In reviewing Obergefell, most commentators (including myself, among many others) have expressed concern that the majority’s opinion seems to invite discrimination against unmarried persons by effusively praising the institution of marriage, while describing unmarried people as “condemned to live in loneliness.”3 By contrast, Appleton worries about a different scenario, in which the institution of marriage increasingly serves as a neoliberal template for imposing private dependency on more and more non-marital relationships. If this prediction pans out, Appleton’s article presents progressives with a challenging conundrum: If neoliberalism produces more inclusive definitions of “family,” should we embrace this inclusivity and the vision of privatized provision that it underwrites? Or should we be willing to accept a narrower definition of “family,” in exchange for a more “supportive state”?
In the current landscape, it does not seem likely that either of these options is available, as a political matter. Instead, the Trump Administration and the post-Kennedy Court seem more likely to narrow legal definitions of “family” while dismantling the few systems of public welfare that have managed to survive into the neoliberal era. But even in the longer term, Appleton suggests, it seems unlikely that progressives will be able to advance one goal (i.e., the expansion of “family”) without sacrificing the other (i.e., the expansion of governmental support). As Appleton shows, the tensions in the Court’s understanding of “liberty” and “marriage” are the product of deeper tensions in American politics, which are likely to endure long after the Court’s legalization of same-sex marriage becomes a banal aspect of the relationship between family law and constitutional law.

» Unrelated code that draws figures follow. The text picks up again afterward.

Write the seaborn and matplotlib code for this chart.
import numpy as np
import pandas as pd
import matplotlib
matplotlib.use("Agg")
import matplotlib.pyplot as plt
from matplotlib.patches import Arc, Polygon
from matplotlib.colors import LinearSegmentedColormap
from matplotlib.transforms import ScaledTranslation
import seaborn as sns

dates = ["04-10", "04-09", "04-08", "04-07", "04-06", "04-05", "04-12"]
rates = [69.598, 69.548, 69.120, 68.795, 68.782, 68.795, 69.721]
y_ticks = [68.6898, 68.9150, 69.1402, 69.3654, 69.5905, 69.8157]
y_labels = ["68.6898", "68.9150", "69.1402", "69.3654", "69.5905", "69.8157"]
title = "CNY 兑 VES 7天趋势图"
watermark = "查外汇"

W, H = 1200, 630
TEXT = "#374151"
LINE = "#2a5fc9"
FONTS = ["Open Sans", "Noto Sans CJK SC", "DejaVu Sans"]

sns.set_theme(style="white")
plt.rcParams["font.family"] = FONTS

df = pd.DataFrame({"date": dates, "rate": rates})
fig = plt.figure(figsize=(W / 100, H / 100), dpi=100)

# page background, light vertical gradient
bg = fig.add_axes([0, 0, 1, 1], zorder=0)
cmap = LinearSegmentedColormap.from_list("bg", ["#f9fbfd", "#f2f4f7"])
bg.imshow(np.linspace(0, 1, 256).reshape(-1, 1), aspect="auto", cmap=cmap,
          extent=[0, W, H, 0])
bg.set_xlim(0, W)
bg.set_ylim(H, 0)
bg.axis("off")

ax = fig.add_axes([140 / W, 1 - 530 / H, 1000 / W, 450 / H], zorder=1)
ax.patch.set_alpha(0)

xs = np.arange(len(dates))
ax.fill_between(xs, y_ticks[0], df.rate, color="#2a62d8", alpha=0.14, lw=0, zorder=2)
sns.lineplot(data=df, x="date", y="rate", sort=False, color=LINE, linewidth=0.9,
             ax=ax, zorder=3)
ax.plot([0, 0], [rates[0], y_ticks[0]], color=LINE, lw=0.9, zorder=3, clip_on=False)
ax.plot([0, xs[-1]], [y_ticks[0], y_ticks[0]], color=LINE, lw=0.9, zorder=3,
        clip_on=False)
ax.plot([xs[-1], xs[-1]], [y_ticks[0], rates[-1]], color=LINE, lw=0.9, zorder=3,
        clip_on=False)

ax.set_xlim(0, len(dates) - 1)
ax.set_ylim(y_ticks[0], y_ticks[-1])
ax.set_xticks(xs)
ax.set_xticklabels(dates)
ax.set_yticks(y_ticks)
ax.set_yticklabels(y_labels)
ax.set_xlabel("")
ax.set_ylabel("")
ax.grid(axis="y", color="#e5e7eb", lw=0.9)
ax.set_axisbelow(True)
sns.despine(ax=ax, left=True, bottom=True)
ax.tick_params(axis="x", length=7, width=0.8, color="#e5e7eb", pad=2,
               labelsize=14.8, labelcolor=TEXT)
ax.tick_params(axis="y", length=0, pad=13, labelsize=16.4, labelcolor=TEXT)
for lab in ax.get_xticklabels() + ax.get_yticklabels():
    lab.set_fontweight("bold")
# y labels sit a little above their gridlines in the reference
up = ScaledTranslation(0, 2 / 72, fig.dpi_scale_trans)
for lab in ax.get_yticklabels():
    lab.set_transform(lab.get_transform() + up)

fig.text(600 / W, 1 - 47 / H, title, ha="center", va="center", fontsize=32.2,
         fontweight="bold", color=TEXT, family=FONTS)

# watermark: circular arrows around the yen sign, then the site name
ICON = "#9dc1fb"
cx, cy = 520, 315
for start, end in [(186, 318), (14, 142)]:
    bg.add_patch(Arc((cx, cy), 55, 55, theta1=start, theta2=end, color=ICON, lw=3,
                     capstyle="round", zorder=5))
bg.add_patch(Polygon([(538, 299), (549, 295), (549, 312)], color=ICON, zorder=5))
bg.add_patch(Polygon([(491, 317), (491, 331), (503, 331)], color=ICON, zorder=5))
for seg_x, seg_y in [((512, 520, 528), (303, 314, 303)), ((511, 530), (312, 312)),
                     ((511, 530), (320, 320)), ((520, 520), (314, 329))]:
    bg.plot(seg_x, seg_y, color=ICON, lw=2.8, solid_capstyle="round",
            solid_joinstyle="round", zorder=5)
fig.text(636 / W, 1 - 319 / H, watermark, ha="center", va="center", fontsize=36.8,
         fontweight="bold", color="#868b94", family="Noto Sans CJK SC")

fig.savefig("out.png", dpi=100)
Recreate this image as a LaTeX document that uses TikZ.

- 135 S. Ct. 2584, 2608 (2015).
- 570 U.S. 744 (2013).
- Clifford Rosky, Same-Sex Marriage Litigation and Children’s Right to Be Queer, 22 GLQ 541, 543 (2016) (quoting Obergefell v. Hodges, 135 S. Ct. 2584, 2608 (2015)); see also Courtney Joslin, Discrimination In and Out of Marriage, 98 B.U. L. Rev. 1 (2018); Melissa Murray, Obergefell v. Hodges and Nonmarriage Inequality, 104 Cal. L. Rev. 1207 (2016); Michael Cobb, The Supreme Court’s Lonely Hearts Club, N.Y. Times (June 30, 2015).